Harvard Case Shows Employers What's at Stake in Challenges to Diversity Programs

October 26, 2018

The Students for Fair Admissions lawsuit against Harvard University demonstrates what's potentially in store for an employer defending itself against a sophisticated challenge to its diversity program—particularly one in which the issues are debated in the media as well as in the courtroom.

Lessons for employers:  The plaintiff claims that the university is disadvantaging Asian-Americans with its holistic admissions process.  A decision is likely months away, but there are lessons employers can learn should they become subject to a lawsuit over their diversity practices.

  • Expect senior officers to be put on the stand:  Witnesses called by the plaintiff in the Harvard case include not only chief admissions officers, but current and former university presidents.  They are kept on the stand for long periods of time.

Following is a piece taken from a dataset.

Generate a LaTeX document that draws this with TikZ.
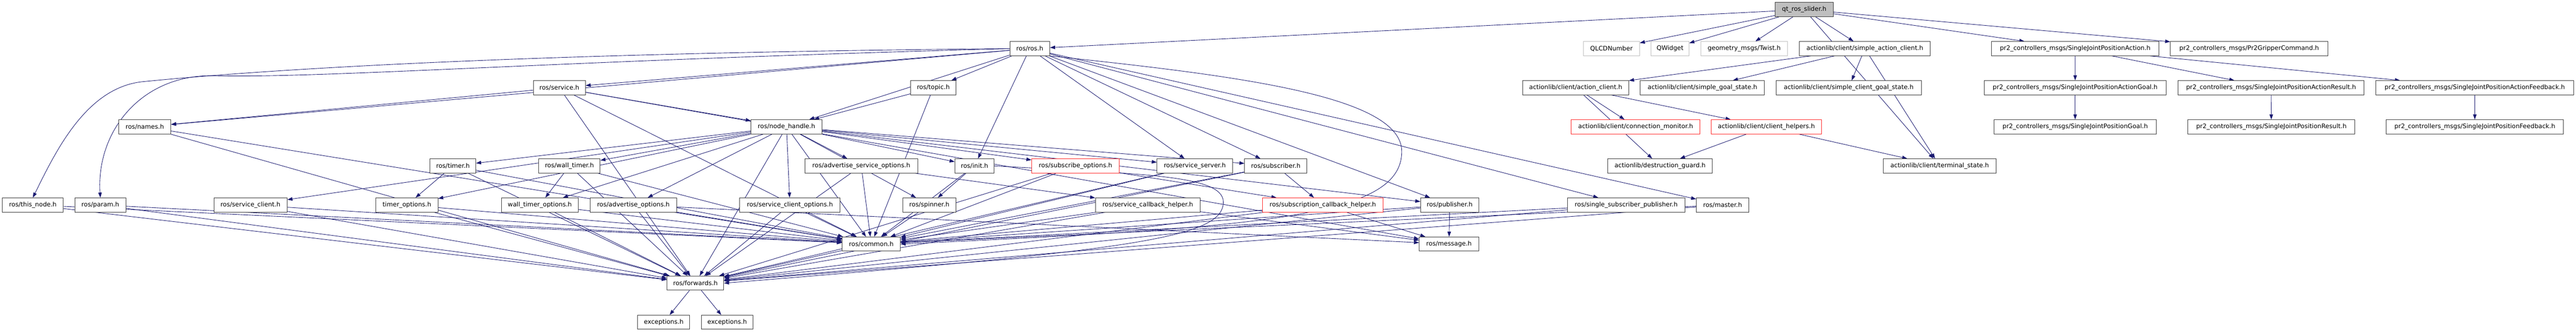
\documentclass[tikz,border=0pt]{standalone}
\usepackage{fontspec}
\setmainfont{DejaVu Sans}
\usetikzlibrary{arrows.meta}
\pgfdeclarelayer{bg}
\pgfsetlayers{bg,main}
\definecolor{edgec}{RGB}{25,25,112}
\definecolor{boxc}{RGB}{60,60,60}
\definecolor{redc}{RGB}{255,40,40}
\definecolor{grayc}{RGB}{191,191,191}
\newcommand\mynd[6]{\node[#6, minimum width={(#3-#2)*1pt}] (#1) at ({(#2+#3)/2},{18.9+77.4*#4}) {#5};}
\tikzset{
  box/.style={draw=boxc, fill=white, line width=1pt, minimum height=28pt, inner sep=0pt, font=\fontsize{12.3}{14}\selectfont},
  redbox/.style={box, draw=redc},
  graybox/.style={box, draw=grayc},
  rootbox/.style={box, fill=grayc},
  dep/.style={draw=edgec, line width=0.9pt, -{Triangle[length=10pt,width=7pt]}}
}
\begin{document}
\begin{tikzpicture}[x=1pt,y=-1pt]
\useasboundingbox (0,0) rectangle (5096,659);
% row 0
\mynd{qt}{3511.7}{3626.7}{0}{qt\_ros\_slider.h}{rootbox}
% row 1
\mynd{ros}{1997.7}{2076.7}{1}{ros/ros.h}{box}
\mynd{qlcd}{3132.3}{3243.3}{1}{QLCDNumber}{graybox}
\mynd{qwidget}{3266.3}{3341.3}{1}{QWidget}{graybox}
\mynd{twist}{3365}{3536}{1}{geometry\_msgs/Twist.h}{graybox}
\mynd{sac}{3560}{3818.3}{1}{actionlib/client/simple\_action\_client.h}{box}
\mynd{sjpa}{3939.7}{4270.7}{1}{pr2\_controllers\_msgs/SingleJointPositionAction.h}{box}
\mynd{grip}{4293.7}{4605}{1}{pr2\_controllers\_msgs/Pr2GripperCommand.h}{box}
% row 2
\mynd{service}{1055}{1158}{2}{ros/service.h}{box}
\mynd{topic}{1801.7}{1891}{2}{ros/topic.h}{box}
\mynd{ac}{3012.3}{3222}{2}{actionlib/client/action\_client.h}{box}
\mynd{sgs}{3245}{3490.7}{2}{actionlib/client/simple\_goal\_state.h}{box}
\mynd{scgs}{3513.3}{3801}{2}{actionlib/client/simple\_client\_goal\_state.h}{box}
\mynd{sjpag}{3925}{4285.3}{2}{pr2\_controllers\_msgs/SingleJointPositionActionGoal.h}{box}
\mynd{sjpar}{4308.3}{4677}{2}{pr2\_controllers\_msgs/SingleJointPositionActionResult.h}{box}
\mynd{sjpaf}{4700.3}{5091.3}{2}{pr2\_controllers\_msgs/SingleJointPositionActionFeedback.h}{box}
% row 3
\mynd{names}{235}{338}{3}{ros/names.h}{box}
\mynd{nh}{1485.7}{1626}{3}{ros/node\_handle.h}{box}
\mynd{cm}{3108.3}{3363.3}{3}{actionlib/client/connection\_monitor.h}{redbox}
\mynd{ch}{3385.7}{3603}{3}{actionlib/client/client\_helpers.h}{redbox}
\mynd{sjpg}{3945}{4265.3}{3}{pr2\_controllers\_msgs/SingleJointPositionGoal.h}{box}
\mynd{sjpr}{4328.3}{4658.3}{3}{pr2\_controllers\_msgs/SingleJointPositionResult.h}{box}
\mynd{sjpf}{4720.3}{5071.3}{3}{pr2\_controllers\_msgs/SingleJointPositionFeedback.h}{box}
% row 4
\mynd{timer}{850.7}{941.3}{4}{ros/timer.h}{box}
\mynd{wtimer}{1065.7}{1187.3}{4}{ros/wall\_timer.h}{box}
\mynd{aso}{1592.3}{1815.3}{4}{ros/advertise\_service\_options.h}{box}
\mynd{init}{1889}{1966.7}{4}{ros/init.h}{box}
\mynd{subopt}{2041}{2214.3}{4}{ros/subscribe\_options.h}{redbox}
\mynd{ss}{2289}{2438.3}{4}{ros/service\_server.h}{box}
\mynd{sub}{2462.3}{2585.3}{4}{ros/subscriber.h}{box}
\mynd{dg}{3180.7}{3387.3}{4}{actionlib/destruction\_guard.h}{box}
\mynd{ts}{3725.7}{3948.7}{4}{actionlib/client/terminal\_state.h}{box}
% row 5
\mynd{thisnode}{4.7}{125.3}{5}{ros/this\_node.h}{box}
\mynd{param}{148.3}{248.7}{5}{ros/param.h}{box}
\mynd{sc}{423}{568}{5}{ros/service\_client.h}{box}
\mynd{to}{743.7}{866.3}{5}{timer\_options.h}{box}
\mynd{wto}{991.7}{1144}{5}{wall\_timer\_options.h}{box}
\mynd{ao}{1167.7}{1338.3}{5}{ros/advertise\_options.h}{box}
\mynd{sco}{1463.3}{1662}{5}{ros/service\_client\_options.h}{box}
\mynd{spinner}{1786.3}{1890.7}{5}{ros/spinner.h}{box}
\mynd{sch}{2167}{2374}{5}{ros/service\_callback\_helper.h}{box}
\mynd{subch}{2497.3}{2736.3}{5}{ros/subscription\_callback\_helper.h}{redbox}
\mynd{pub}{2810.3}{2925.3}{5}{ros/publisher.h}{box}
\mynd{ssp}{3101}{3333}{5}{ros/single\_subscriber\_publisher.h}{box}
\mynd{master}{3356}{3459.3}{5}{ros/master.h}{box}
% row 6
\mynd{common}{1666.3}{1781}{6}{ros/common.h}{box}
\mynd{message}{2807.7}{2925.3}{6}{ros/message.h}{box}
% row 7
\mynd{fwd}{1319.7}{1431.7}{7}{ros/forwards.h}{box}
% row 8
\mynd{exca}{1261.7}{1364.3}{8}{exceptions.h}{box}
\mynd{excb}{1387.3}{1489.7}{8}{exceptions.h}{box}

\begin{pgfonlayer}{bg}
\foreach \a/\b in {qt/ros,qt/qlcd,qt/qwidget,qt/twist,qt/sac,qt/sjpa,qt/grip,qt/ts,
  sac/ac,sac/sgs,sac/scgs,sac/ts,
  sjpa/sjpag,sjpa/sjpar,sjpa/sjpaf,sjpag/sjpg,sjpar/sjpr,sjpaf/sjpf,
  ac/cm,ac/ch,ac/dg,ch/dg,ch/ts,
  ros/service,ros/topic,ros/nh,ros/init,ros/ss,ros/sub,ros/pub,ros/ssp,ros/master,ros/names,
  service/names,service/nh,service/message,service/common,service/fwd,
  topic/nh,topic/common,
  nh/sc,nh/timer,nh/wtimer,nh/aso,nh/init,nh/subopt,nh/ss,nh/sub,nh/pub,nh/spinner,nh/to,nh/wto,nh/ao,nh/sco,nh/common,nh/fwd,
  init/spinner,init/common,spinner/common,
  aso/common,aso/sch,aso/fwd,
  subopt/subch,subopt/common,subopt/fwd,
  ss/common,ss/fwd,sub/subch,sub/common,sub/fwd,
  sch/common,sch/fwd,sch/message,
  subch/common,subch/fwd,subch/message,
  pub/message,pub/common,pub/fwd,
  ssp/common,ssp/fwd,master/common,master/fwd,
  thisnode/common,thisnode/fwd,param/common,param/fwd,names/common,names/fwd,
  sc/common,sc/fwd,timer/to,timer/common,timer/fwd,to/common,to/fwd,
  wtimer/wto,wtimer/common,wtimer/fwd,wto/common,wto/fwd,
  ao/common,ao/fwd,ao/message,sco/common,sco/fwd,
  common/fwd,fwd/exca,fwd/excb}
  \draw[dep] (\a) -- (\b);
\draw[dep] (ros.west) .. controls (1000,105) and (500,140) .. (280,162) .. controls (170,175) and (110,300) .. (thisnode.north);
\draw[dep] (ros.west) .. controls (1100,120) and (650,155) .. (425,150) .. controls (280,146) and (190,260) .. (param.north);
\draw[dep] (ros.south east) .. controls (2450,150) and (2773,190) .. (2773,300) .. controls (2773,430) and (2500,450) .. (common.east);
\draw[dep] (init.east) .. controls (2250,345) and (2420,345) .. (2420,400) .. controls (2420,470) and (2250,495) .. (fwd.east);
\end{pgfonlayer}
\end{tikzpicture}
\end{document}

  • The internal workings of your marketing and evaluation processes will be on full display:  The trial exposed details of the different PSAT benchmarks Harvard employed for various students from different racial backgrounds and geographies.  It is also exploring how and why each benchmark was developed.  One reason—a 2013 internal memo forced to the surface showed that using academic performance alone would mean Asian-Americans would take 43 percent of the first-year seats, too many for Harvard.

  • Subjective criteria may need to be measurable:  During one examination, the Dean of Harvard College testified he worried that letting the level of African-American students drop to 10 percent ran the risk of creating a “token” experience.  The judge interrupted, asking him how he measures what’s enough.  “I don’t think there’s a quantitative number,” he said, rather there need to be enough minorities that stereotypes would be “broken.”

  • Be prepared to communicate your rationale broadly:  Reliance on glib slogans, infographics, and carefully crafted legal arguments won’t be sufficient.  The Court’s prior consideration of the Constitution’s Equal Protection Clause means defenders must work from a set of reasoned, well-documented policy arguments that can be incorporated into pleadings.  A good example is a piece published in the Philadelphia Enquirer by the dean of Princeton’s Woodrow Wilson School.  Saying the aim is to “assemble a group of students who will contribute to a robust educational environment,” she argues that “grades and scores have been shown to be imperfect predictors of academic potential and are insufficient to distinguish strengths in domains outside test-taking,” acting to keep out future leaders.

Outlook:  At this time, challenges to affirmative action are focused primarily on educational institutions.  This gives chief human resource officers an opportunity to begin thinking how they would defend their company’s diversity programs from a similar attack.